Aim: Copy exactly the lines that run from the top of the listing to the line containing "plt.rcParams['font.family'] = ['Liberation Serif', 'DejaVu", both ends included, and omit the pictures.

[Code that draws figures]
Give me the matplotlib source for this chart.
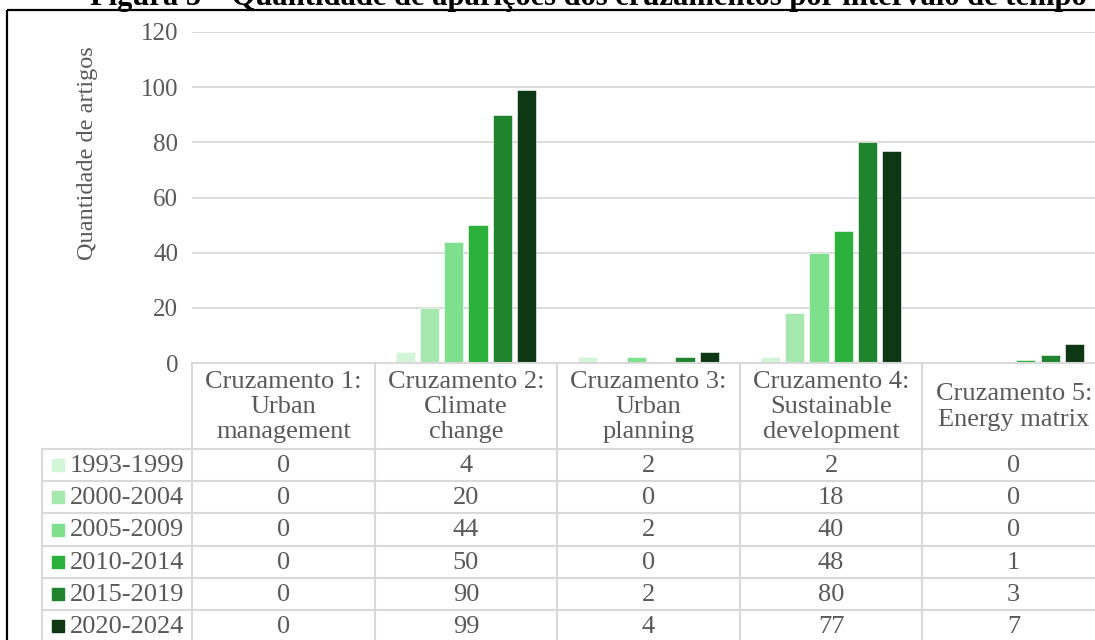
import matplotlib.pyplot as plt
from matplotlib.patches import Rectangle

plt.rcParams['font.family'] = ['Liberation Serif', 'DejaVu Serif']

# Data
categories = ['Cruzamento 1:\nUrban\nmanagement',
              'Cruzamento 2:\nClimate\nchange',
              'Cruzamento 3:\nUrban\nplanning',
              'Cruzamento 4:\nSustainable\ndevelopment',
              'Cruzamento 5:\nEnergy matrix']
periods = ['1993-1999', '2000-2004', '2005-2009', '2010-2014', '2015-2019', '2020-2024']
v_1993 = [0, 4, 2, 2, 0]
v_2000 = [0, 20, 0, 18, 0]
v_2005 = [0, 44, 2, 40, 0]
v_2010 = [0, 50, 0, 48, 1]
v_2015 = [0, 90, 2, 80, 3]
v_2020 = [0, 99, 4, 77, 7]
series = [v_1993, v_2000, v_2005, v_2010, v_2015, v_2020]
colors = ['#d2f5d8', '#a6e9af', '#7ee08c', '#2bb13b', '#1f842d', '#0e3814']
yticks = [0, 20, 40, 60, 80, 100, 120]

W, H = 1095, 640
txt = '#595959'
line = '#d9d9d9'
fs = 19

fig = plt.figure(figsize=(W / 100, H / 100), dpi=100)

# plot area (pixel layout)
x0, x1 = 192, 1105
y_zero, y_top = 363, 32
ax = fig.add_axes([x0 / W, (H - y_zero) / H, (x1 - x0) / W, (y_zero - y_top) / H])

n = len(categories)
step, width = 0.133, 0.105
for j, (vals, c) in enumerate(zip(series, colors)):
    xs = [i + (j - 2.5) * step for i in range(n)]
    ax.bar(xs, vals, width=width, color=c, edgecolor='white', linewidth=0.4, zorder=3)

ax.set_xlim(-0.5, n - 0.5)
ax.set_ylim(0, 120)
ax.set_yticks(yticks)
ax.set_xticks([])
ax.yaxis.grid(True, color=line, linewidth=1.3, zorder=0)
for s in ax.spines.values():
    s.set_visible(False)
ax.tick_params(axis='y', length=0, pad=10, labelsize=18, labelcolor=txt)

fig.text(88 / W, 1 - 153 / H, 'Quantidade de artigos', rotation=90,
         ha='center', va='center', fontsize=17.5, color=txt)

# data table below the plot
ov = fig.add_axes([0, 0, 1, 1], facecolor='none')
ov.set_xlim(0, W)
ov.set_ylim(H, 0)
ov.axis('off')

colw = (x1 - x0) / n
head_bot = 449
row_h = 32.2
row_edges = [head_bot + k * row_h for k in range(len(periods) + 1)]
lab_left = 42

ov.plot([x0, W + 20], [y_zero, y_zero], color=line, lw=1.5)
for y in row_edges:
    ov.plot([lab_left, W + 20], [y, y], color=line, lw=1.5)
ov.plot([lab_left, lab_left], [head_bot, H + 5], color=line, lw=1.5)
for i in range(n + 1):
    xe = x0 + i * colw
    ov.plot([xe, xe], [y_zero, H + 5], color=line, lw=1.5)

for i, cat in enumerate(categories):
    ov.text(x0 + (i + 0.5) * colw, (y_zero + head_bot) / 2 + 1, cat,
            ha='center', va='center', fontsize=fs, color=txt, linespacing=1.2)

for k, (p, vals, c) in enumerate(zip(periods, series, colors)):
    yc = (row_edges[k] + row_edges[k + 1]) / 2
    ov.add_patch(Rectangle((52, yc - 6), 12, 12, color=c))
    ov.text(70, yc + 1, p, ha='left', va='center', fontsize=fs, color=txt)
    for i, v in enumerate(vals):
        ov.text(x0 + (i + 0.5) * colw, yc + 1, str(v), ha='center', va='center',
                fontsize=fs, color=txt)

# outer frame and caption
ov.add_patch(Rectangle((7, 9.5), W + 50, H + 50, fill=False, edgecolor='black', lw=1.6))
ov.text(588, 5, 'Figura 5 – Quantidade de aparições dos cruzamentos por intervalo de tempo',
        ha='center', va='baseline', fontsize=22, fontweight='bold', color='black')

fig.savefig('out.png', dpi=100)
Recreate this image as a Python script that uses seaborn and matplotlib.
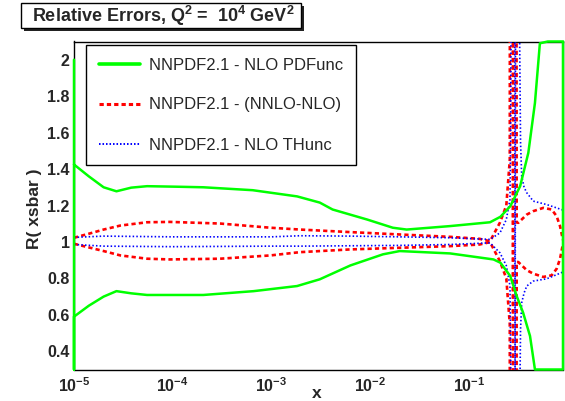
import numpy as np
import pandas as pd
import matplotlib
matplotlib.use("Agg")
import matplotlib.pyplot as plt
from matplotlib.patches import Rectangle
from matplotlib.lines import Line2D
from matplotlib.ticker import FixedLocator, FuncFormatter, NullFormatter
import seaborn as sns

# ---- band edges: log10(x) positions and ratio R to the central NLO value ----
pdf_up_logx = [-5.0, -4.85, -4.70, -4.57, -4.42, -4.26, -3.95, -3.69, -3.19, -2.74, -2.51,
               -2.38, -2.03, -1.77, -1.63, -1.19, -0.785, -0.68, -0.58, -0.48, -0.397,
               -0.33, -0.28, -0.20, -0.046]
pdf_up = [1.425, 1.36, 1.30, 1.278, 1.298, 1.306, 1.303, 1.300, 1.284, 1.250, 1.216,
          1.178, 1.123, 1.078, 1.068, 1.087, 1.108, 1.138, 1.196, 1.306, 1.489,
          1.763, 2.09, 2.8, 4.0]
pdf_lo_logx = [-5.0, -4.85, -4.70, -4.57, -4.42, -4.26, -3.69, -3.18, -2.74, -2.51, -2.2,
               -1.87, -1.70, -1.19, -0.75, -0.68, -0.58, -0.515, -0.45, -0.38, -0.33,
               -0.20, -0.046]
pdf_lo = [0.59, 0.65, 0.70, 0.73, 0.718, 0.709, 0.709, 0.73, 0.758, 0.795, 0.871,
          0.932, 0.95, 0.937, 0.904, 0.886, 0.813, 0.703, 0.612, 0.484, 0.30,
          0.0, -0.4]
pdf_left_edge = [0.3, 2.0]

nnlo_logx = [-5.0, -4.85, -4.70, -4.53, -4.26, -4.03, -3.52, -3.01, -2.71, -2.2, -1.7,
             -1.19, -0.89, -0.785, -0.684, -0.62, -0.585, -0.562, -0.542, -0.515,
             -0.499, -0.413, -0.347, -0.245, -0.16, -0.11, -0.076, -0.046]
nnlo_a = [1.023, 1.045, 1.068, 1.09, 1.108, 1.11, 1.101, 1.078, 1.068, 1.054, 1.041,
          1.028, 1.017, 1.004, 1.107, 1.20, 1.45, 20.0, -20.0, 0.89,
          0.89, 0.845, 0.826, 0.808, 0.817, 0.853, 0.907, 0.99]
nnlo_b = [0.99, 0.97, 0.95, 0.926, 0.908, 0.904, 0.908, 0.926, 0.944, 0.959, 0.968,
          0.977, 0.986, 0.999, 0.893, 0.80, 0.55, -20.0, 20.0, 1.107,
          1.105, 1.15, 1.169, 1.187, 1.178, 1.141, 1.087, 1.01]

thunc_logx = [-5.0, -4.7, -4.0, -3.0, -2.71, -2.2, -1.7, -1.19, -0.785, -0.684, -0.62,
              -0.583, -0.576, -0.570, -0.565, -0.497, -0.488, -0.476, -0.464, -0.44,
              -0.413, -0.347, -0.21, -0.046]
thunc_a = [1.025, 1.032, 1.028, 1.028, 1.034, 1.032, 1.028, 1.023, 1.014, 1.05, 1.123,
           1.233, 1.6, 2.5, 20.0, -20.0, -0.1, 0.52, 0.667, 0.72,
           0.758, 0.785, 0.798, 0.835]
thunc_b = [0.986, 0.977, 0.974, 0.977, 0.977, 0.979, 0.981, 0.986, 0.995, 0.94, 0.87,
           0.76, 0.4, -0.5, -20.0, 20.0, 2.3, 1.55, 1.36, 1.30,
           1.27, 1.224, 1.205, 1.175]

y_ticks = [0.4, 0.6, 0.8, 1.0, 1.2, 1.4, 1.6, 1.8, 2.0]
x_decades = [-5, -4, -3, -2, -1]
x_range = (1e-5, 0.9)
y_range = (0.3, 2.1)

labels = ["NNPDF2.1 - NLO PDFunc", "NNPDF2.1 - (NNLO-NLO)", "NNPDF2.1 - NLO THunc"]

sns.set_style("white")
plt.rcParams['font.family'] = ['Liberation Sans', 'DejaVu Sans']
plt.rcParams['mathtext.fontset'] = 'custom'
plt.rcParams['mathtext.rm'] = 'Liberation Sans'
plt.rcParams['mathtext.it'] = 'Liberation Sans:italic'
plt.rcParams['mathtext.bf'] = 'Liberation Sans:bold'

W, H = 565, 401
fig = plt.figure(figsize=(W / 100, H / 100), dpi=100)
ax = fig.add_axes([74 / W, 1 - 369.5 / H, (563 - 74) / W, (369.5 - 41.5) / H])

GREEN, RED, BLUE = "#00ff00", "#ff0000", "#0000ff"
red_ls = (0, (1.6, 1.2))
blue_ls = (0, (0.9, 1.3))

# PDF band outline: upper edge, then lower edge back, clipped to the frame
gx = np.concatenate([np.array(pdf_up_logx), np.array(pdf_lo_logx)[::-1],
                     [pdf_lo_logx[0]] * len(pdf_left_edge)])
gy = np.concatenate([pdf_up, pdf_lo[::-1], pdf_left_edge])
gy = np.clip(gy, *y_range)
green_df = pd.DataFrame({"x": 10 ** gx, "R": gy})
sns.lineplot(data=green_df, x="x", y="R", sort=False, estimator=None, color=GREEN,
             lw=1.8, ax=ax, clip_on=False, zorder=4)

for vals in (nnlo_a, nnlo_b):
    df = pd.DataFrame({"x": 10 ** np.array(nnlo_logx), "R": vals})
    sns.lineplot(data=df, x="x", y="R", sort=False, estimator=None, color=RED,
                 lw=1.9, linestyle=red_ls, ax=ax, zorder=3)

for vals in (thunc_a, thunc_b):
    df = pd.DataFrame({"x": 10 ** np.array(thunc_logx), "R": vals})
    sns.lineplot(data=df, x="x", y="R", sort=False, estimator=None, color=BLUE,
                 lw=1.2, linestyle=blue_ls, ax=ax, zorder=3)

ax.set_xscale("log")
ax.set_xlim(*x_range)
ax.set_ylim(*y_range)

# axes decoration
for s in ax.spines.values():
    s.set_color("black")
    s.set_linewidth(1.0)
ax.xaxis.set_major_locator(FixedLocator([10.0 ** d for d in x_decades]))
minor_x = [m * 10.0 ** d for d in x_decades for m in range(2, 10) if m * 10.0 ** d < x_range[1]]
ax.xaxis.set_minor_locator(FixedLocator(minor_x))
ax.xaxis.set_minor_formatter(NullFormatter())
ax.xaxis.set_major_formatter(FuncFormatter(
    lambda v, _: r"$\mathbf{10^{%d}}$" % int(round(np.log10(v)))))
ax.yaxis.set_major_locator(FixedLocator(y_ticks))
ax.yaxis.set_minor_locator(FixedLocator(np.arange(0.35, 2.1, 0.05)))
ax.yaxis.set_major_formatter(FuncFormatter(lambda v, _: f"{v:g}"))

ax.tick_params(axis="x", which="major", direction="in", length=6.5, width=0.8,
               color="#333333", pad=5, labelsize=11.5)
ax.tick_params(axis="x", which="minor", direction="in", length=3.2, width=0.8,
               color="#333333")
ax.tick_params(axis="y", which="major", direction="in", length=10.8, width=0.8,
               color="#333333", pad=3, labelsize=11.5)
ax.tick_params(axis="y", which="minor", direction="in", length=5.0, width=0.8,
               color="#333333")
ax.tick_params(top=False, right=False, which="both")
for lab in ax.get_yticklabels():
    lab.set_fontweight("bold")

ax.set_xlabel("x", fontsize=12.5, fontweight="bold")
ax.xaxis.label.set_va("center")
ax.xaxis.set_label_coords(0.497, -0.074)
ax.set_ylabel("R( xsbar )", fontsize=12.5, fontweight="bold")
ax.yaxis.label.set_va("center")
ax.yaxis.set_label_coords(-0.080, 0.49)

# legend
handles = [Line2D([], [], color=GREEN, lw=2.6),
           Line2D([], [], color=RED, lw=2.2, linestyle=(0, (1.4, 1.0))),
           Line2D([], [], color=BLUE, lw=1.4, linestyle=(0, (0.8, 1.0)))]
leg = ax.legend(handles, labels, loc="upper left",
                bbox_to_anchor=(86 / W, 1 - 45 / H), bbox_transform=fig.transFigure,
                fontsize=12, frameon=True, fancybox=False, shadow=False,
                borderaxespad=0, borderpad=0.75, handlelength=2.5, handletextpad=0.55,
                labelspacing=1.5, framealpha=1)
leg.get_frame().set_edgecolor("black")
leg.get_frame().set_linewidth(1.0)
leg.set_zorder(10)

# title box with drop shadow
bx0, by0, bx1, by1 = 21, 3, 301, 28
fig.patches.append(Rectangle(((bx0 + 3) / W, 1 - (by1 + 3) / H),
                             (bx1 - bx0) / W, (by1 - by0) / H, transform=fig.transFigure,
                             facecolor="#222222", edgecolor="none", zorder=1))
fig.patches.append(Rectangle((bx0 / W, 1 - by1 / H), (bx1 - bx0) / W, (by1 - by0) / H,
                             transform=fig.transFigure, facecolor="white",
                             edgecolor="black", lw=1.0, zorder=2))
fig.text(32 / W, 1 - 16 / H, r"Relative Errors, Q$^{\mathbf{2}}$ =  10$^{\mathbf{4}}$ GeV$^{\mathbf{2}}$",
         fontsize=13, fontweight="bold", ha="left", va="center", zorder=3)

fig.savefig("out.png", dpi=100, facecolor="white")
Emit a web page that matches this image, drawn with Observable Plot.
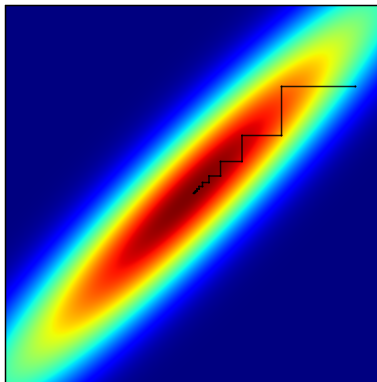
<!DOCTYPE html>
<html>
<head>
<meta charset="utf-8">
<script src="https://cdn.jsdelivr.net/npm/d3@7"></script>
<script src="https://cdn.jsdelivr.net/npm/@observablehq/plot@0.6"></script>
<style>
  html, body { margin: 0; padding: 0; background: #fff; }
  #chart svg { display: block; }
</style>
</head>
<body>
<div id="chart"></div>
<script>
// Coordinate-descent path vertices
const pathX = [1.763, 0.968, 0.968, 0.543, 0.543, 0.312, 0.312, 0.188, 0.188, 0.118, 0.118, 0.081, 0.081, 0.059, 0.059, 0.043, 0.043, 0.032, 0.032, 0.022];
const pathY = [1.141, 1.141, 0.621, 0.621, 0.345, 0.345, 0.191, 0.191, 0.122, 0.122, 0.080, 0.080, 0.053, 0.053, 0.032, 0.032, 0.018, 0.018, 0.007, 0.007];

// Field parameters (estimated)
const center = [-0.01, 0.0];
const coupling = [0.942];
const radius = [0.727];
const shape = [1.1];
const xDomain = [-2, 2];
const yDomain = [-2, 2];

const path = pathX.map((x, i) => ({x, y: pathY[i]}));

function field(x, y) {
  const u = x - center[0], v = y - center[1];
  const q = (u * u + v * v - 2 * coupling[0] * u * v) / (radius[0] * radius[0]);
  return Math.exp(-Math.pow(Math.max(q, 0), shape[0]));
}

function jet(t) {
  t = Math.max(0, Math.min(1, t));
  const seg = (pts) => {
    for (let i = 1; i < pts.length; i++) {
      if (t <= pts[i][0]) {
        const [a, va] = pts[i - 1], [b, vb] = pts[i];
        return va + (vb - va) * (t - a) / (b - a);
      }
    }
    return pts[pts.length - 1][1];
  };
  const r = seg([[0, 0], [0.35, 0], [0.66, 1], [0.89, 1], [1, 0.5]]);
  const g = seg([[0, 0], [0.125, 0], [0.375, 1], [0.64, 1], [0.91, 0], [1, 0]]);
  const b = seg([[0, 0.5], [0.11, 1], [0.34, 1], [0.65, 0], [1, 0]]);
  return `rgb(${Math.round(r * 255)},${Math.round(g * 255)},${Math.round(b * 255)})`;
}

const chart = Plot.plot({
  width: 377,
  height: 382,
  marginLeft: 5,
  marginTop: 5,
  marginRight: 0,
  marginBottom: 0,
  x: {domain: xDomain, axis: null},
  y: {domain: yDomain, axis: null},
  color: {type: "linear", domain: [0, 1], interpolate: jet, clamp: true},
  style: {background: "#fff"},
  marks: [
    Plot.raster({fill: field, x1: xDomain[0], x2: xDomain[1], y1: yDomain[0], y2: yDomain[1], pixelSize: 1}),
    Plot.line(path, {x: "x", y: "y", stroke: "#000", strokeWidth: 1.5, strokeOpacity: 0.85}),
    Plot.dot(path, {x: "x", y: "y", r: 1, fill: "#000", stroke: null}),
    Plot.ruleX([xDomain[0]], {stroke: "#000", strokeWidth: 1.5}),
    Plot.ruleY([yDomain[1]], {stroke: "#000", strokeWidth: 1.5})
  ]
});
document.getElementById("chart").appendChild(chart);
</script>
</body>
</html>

Task output:
Give me the matplotlib source for this chart.
import matplotlib.pyplot as plt
from matplotlib.patches import Rectangle

plt.rcParams['font.family'] = ['Liberation Serif', 'DejaVu Serif']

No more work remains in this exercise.